The Brazilian Marine Corps has chosen another PGM gun to perform anti-materiel or heavy target interdiction (HTI) duties, the .50 BMG Hecate II rifle. Its name comes from a goddess of Greek mythology, translating into English roughly as “she who operates from afar” or “she who launches darts far.” Enough said. This rifle has been in service with the French Army since 1993, with recent recorded participations in Afghanistan and Mali. The weapon has also been chosen by a number of international special operations units.

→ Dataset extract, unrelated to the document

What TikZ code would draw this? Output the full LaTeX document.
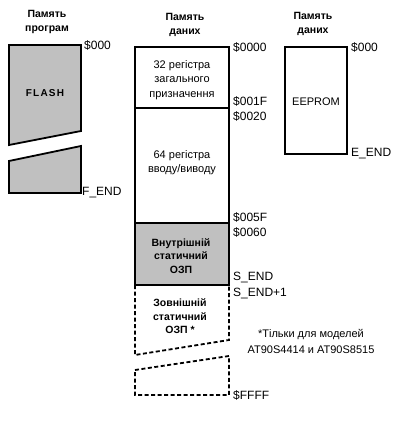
\documentclass[tikz,border=0pt]{standalone}
\usepackage{fontspec}
\setmainfont{Liberation Sans}
\newfontfamily\widefont[LetterSpace=12]{Liberation Sans}
\definecolor{memgrey}{RGB}{192,192,192}
\tikzset{
  membox/.style={draw=black, line width=1.8pt, line join=miter},
  memgreybox/.style={membox, fill=memgrey},
  memdash/.style={draw=black, line width=1.8pt, dash pattern=on 4pt off 2.5pt},
  title/.style={font=\bfseries\fontsize{10.5}{14}\selectfont, align=center, inner sep=0pt},
  addr/.style={font=\fontsize{12}{13}\selectfont, anchor=west, inner sep=0pt},
  inner/.style={font=\fontsize{11}{14.5}\selectfont, align=center, inner sep=0pt},
  innerbold/.style={font=\bfseries\fontsize{10.5}{13.5}\selectfont, align=center, inner sep=0pt},
}
\begin{document}
\begin{tikzpicture}[x=1pt,y=-1pt]
\useasboundingbox[fill=white] (0,0) rectangle (410,430);

% titles
\node[title] (t1) at (47,22) {Память\\програм};
\node[title] (t2) at (185,24.5) {Память\\даних};
\node[title] (t3) at (313,23.5) {Память\\даних};

% program memory
\draw[memgreybox] (9,45) -- (81,45) -- (81,131) -- (9,145) -- cycle;
\draw[memgreybox] (9,161) -- (81,146) -- (81,193) -- (9,193) -- cycle;
\node[font=\widefont\bfseries\fontsize{10}{12}\selectfont, inner sep=0pt] (flash) at (45,93) {FLASH};
\node[addr] (a1) at (84,45) {\$000};
\node[addr] (a2) at (82,193) {F\_END};

% data memory
\draw[membox, fill=white] (135,47) rectangle (229,223);
\draw[membox] (135,108) -- (229,108);
\draw[memgreybox] (135,223) rectangle (229,285);
\draw[memdash] (135,285) -- (135,355) -- (229,340) -- (229,285);
\draw[memdash] (135,370) -- (229,356) -- (229,395) -- (135,395) -- cycle;

\node[inner] (r32) at (182,80) {32 регістра\\загального\\призначення};
\node[inner] (r64) at (182,162.5) {64 регістра\\вводу/виводу};
\node[innerbold] (int) at (181,256) {Внутрішній\\статичний\\ОЗП};
\node[innerbold] (ext) at (180,316.5) {Зовнішній\\статичний\\ОЗП *};

\node[addr] (d0) at (233,47) {\$0000};
\node[addr] (d1) at (233,101) {\$001F};
\node[addr] (d2) at (233,116) {\$0020};
\node[addr] (d3) at (233,217) {\$005F};
\node[addr] (d4) at (233,232) {\$0060};
\node[addr] (d5) at (233,278) {S\_END};
\node[addr] (d6) at (233,294) {S\_END+1};
\node[addr] (d7) at (233,395) {\$FFFF};

% EEPROM
\draw[membox, fill=white] (285,47) rectangle (347,154);
\node[font=\fontsize{11}{13}\selectfont, inner sep=0pt] (ee) at (316,102) {EEPROM};
\node[addr] (e0) at (351,47) {\$000};
\node[addr] (e1) at (351,154) {E\_END};

% note
\node[font=\fontsize{11}{16}\selectfont, align=center, inner sep=0pt] (note) at (311,341) {*Тільки для моделей\\AT90S4414 и AT90S8515};
\end{tikzpicture}
\end{document}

The rifle shares the general skeletonized configuration of the Ultima Ratio, also utilizing aircraft-grade aluminum alloy in its girder chassis but having a tempered-steel receiver to cope with the higher pressures generated by the heavier .50 BMG round. The receiver, incidentally, has overpressure vents to protect the shooter from powder gases in the event of a cartridge case rupture.

The match-grade, fully free-floating barrel has a tapered profile and eight-groove, 1-in-15-inch-twist rifling. A large reverse-flow muzzle brake reduces felt recoil by around 50 percent, and this can be easily removed in the field with the use of a hex key to install a PGM-made suppressor, the QMS-50. This unit is 18.5 inches long (extending the gun’s overall length to 71 inches) and weighs 8.6 pounds, which brings up the Hecate II’s weight to just over 40 pounds. A foldable carrying handle is provided for transporting the bulky weapon.

Other similarities to the 7.62mm model include the foldable, fully adjustable stock, and the bipod, while the Picatinny tri-rail structure is somewhat reshaped. The top rail, where the same Schmidt & Bender 3-12x50mm PMII scope is fitted, is also of an extended type to allow for add-on items such as the NSV 600 night sight already mentioned.

Armed with either the 7.62mm Ultima Ratio or the .50 BMG Hecate II, the Brazilian marines are well equipped to face any conceivable threat and deal with it accordingly.